Ovviamente la nostra colazione sarà un caffè americano, grazie alle scorte di bustine di nescafe’ che abbiamo sempre con noi e all'acqua calda del bollitore della guesthouse. Fatti i biglietti, siamo i primi. Costo 100.000 kip a testa (tot. 20 euro). Partiamo alle 9.00, unica
partenza giornaliera. Anche qui un minivan, più confortevole del precedente ma pur sempre piccolino e le ore di viaggio dovrebbero essere sei. Puntuale ma sovraccarico di turisti, parte alle 9.00. Il viaggio comprende diverse soste: dopo due ore per toilette; dopo altre due per mezz'ora di pranzo e poi diverse fermate che fa l’autista per sue esigenze o semplicemente per dare passaggi ad alcuni suoi conterranei tra i villaggi. Quando ci fermiamo per il pranzo, idem come ieri, due baracche polverose in cui c'era solo roba incomprensibile, già cotta oppure sulla brace. Noi, affamati come siamo,
non disdegnano del pollo alla brace e del fegato su spiedini, non sappiamo di che animale, né vogliamo saperlo. Era buono. Con le mani sporche, toccando soldi e qualunque altra cosa (qui non ci sono i lavandini con bagno e sapone, al massimo un bagno turco e stop) mangiamo e facciamo finta che quella carne non sia quella verde che vediamo sempre nei mercati; chissà l'aviaria o altro se sono in agguato. Un po’ di carta igienica per pulirsi, spesso si usa così, già visto da altre parti, e si mangia. Pazienza, ormai è fatta. Comunque, tornando al trasferimento, alla fine, dopo circa sette ore, arriviamo
a destinazione. Il nostro alloggio è molto carino, sta sul fiume Nam Ou, un affluente del Mekong. La visuale panoramica dal balcone è meravigliosa e ci appaga di tutto il disagio del viaggio. Ma indovinate cosa facciamo subito??? una mega doccia interminabile. Stanchi ma ristorati, andiamo a mangiare qui vicino. Non c'è praticamente niente. Poche case due localini/baracca. Oggi mangiamo dove si dice che si mangi molto bene: Mama Laos.
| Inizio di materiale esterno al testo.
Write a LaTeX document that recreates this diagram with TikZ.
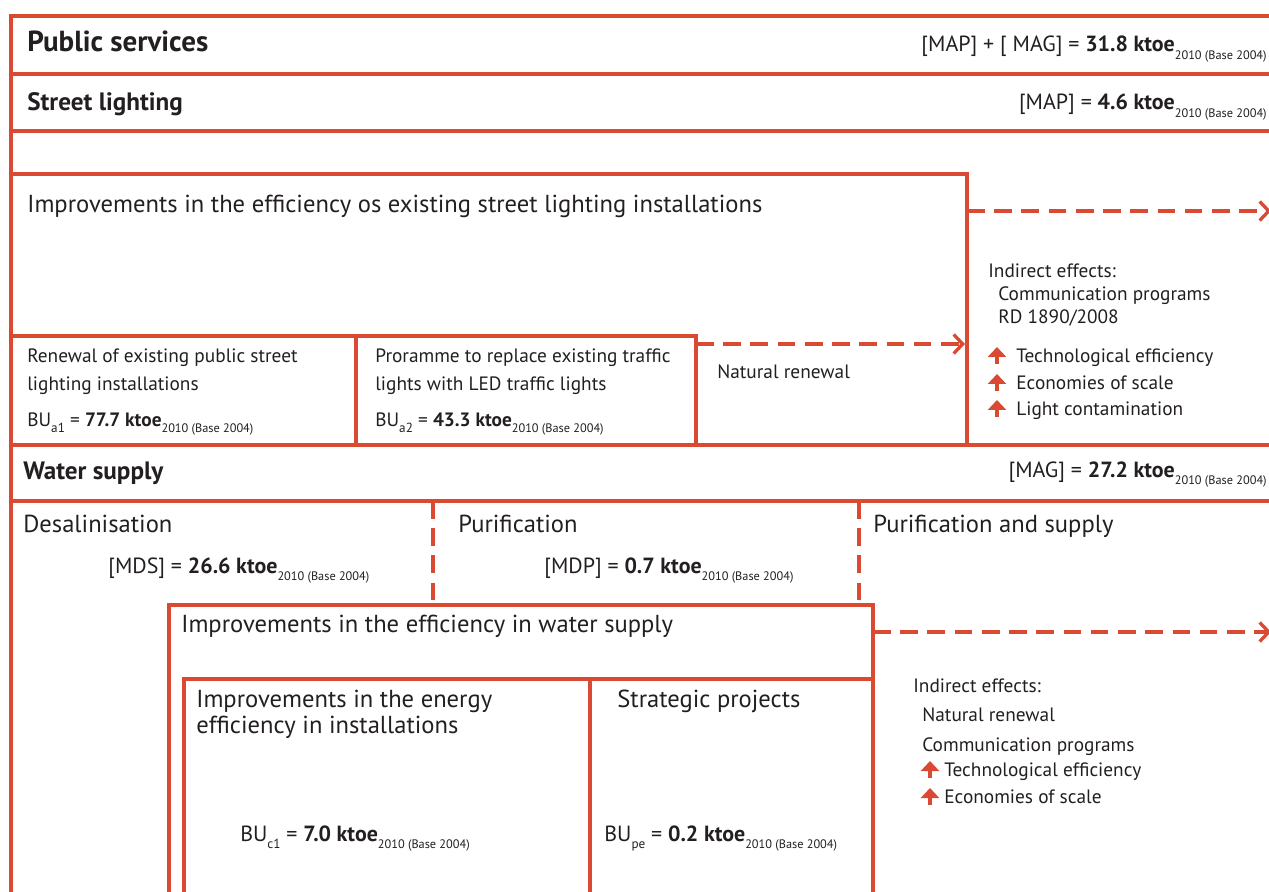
\documentclass[tikz,border=0pt]{standalone}
\usepackage{fontspec}
\setmainfont{PT Sans}
\usetikzlibrary{arrows.meta}
\definecolor{lred}{RGB}{218,74,50}
\definecolor{ink}{RGB}{35,31,32}
\newcommand{\baseyr}{\raisebox{-0.7ex}{\fontsize{7}{8}\selectfont\mdseries 2010 (Base 2004)}}
\newcommand{\bsub}[1]{\raisebox{-0.7ex}{\fontsize{7.5}{8}\selectfont #1}}

\begin{document}
\begin{tikzpicture}[x=0.02cm,y=-0.02cm,
  frame/.style={draw=lred,line width=1.9pt},
  dline/.style={draw=lred,line width=1.9pt,dash pattern=on 10pt off 5.5pt},
  flow/.style={dline,-{Straight Barb[length=1.8mm,width=3.8mm,line width=1.9pt]}},
  upbul/.style={draw=lred,line width=2.3pt,-{Triangle[length=2mm,width=3.6mm]}},
  hd/.style={anchor=base west,inner sep=0pt,text=ink,font=\bfseries\fontsize{16.5}{19}\selectfont},
  sub/.style={anchor=base west,inner sep=0pt,text=ink,font=\bfseries\fontsize{14.3}{17}\selectfont},
  val/.style={anchor=base east,inner sep=0pt,text=ink,font=\fontsize{12.5}{15}\selectfont},
  big/.style={anchor=base west,inner sep=0pt,text=ink,font=\fontsize{14}{17}\selectfont},
  txt/.style={anchor=base west,inner sep=0pt,text=ink,font=\fontsize{11}{13}\selectfont},
  num/.style={anchor=base west,inner sep=0pt,text=ink,font=\fontsize{12.5}{15}\selectfont}
]
\useasboundingbox (0,0) rectangle (1269,892);

% outer frame and rows
\draw[frame] (1275,16) -- (11,16) -- (11,900);
\draw[frame] (11,74) -- (1275,74);
\draw[frame] (11,131) -- (1275,131);
\draw[frame] (11,445) -- (1275,445);
\draw[frame] (11,501) -- (1275,501);

% street lighting boxes
\draw[frame] (11,174) -- (967,174) -- (967,445);
\draw[frame] (11,336) -- (696,336) -- (696,445);
\draw[frame] (356,336) -- (356,445);

% water supply boxes
\draw[dline] (433,501) -- (433,605);
\draw[dline] (859,501) -- (859,605);
\draw[frame] (169,900) -- (169,605) -- (873,605) -- (873,900);
\draw[frame] (184,900) -- (184,679) -- (873,679);
\draw[frame] (590,679) -- (590,900);

% connector ends
\coordinate (lampE)  at (967,211);
\coordinate (lampX)  at (1271,211);
\coordinate (ledE)   at (696,344);
\coordinate (lampW)  at (965,344);
\coordinate (waterE) at (873,632);
\coordinate (waterX) at (1271,632);

% headings
\node[hd]  (pubs)   at (27,52)   {Public services};
\node[val] (pubsv)  at (1267,52) {[MAP] + [ MAG] = \textbf{31.8 ktoe}\baseyr};
\node[sub] (street) at (27,111)  {Street lighting};
\node[val] (streetv) at (1267,110) {[MAP] = \textbf{4.6 ktoe}\baseyr};
\node[sub] (water)  at (23,479)  {Water supply};
\node[val] (waterv) at (1267,477) {[MAG] = \textbf{27.2 ktoe}\baseyr};

% street lighting
\node[big] (lamp) at (27,213) {Improvements in the efficiency os existing street lighting installations};
\node[txt] (renew1) at (27,362) {Renewal of existing public street};
\node[txt] (renew2) at (27,390) {lighting installations};
\node[txt] (renewv) at (27,426) {BU\bsub{a1} = \textbf{77.7 ktoe}\baseyr};
\node[txt] (led1) at (375,362) {Proramme to replace existing traffic};
\node[txt] (led2) at (375,390) {lights with LED traffic lights};
\node[txt] (ledv) at (375,426) {BU\bsub{a2} = \textbf{43.3 ktoe}\baseyr};
\node[txt] (natur) at (717,378) {Natural renewal};

\node[txt] (ind1)  at (988,277)  {Indirect effects:};
\node[txt] (ind1a) at (998,300)  {Communication programs};
\node[txt] (ind1b) at (998,323)  {RD 1890/2008};
\node[txt] (ind1c) at (1016,362) {Technological efficiency};
\node[txt] (ind1d) at (1016,389) {Economies of scale};
\node[txt] (ind1e) at (1016,415) {Light contamination};
\draw[upbul] (997,364) -- (997,347);
\draw[upbul] (997,391) -- (997,374);
\draw[upbul] (997,417) -- (997,400);

% water supply
\node[big] (desal) at (23,532)  {Desalinisation};
\node[num] (desalv) at (108,573) {[MDS] = \textbf{26.6 ktoe}\baseyr};
\node[big] (purif) at (458,532) {Purification};
\node[num] (purifv) at (544,573) {[MDP] = \textbf{0.7 ktoe}\baseyr};
\node[big] (supply) at (873,532) {Purification and supply};
\node[big] (wsup) at (181,632) {Improvements in the efficiency in water supply};
\node[big] (inst1) at (196,707) {Improvements in the energy};
\node[big] (inst2) at (196,733) {efficiency in installations};
\node[num] (instv) at (240,841) {BU\bsub{c1} = \textbf{7.0 ktoe}\baseyr};
\node[big] (strat) at (617,707) {Strategic projects};
\node[num] (stratv) at (604,841) {BU\bsub{pe} = \textbf{0.2 ktoe}\baseyr};

\node[txt] (ind2)  at (913,692) {Indirect effects:};
\node[txt] (ind2a) at (922,721) {Natural renewal};
\node[txt] (ind2b) at (922,751) {Communication programs};
\node[txt] (ind2c) at (944,776) {Technological efficiency};
\node[txt] (ind2d) at (944,803) {Economies of scale};
\draw[upbul] (930,778) -- (930,761);
\draw[upbul] (930,805) -- (930,788);

% dashed links
\draw[flow] (lampE) -- (lampX);
\draw[flow] (ledE) -- (lampW);
\draw[flow] (waterE) -- (waterX);
\end{tikzpicture}
\end{document}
Ci accoglie una ragazzina che si spaventa quando chiediamo il menù e scappa dicendo “no english”. Intravediamo all'interno della casa/cucina una signora anziana (forse la cuoca), sdraiata su un materasso, avvolta da coperte, che guarda la tv; ci fa cenno di
sederci fuori e aspettare. Ok, aspettiamo. Dei francesi molto carini ci dicono che questo è l'andazzo normale ma che vale la pena aspettare perché la cucina è buonissima. I tavoli sono rigorosamente di plastica, con tovaglia di plastica insudiciata, le posate dentro un contenitore alla mercé di ogni cosa, salse e salsine aperte e salviette di carta per pulirsi, come in ogni baracca che si rispetti, sempre così anche in Myanmar e nelle baracche su strada in Thailandia . Arriva una ragazza molto carina che parla un pochino di inglese e riusciamo a farci portare tre pietanze: una tipica del Laos, una con germogli di bambù carne e verdure e l'altra solo di verdure cotte che qui come in Birmania definiscono “fried”, fritte, ma sono spadellate. Il piatto laotiano era una zuppa di noodles laotiani, praticamente spaghettini di riso, verdure e carne, un brodo buonissimo così come tutto il resto e siccome la temperatura è scesa, ci sta proprio bene. Spesa “cena” 50.000 Kip (5 euro) compresa birra “Laosbeer”, buona, buona, buona. Ok stop, rientriamo in alloggio, nella camera confortevole e pronta ad accoglierci per la nanna.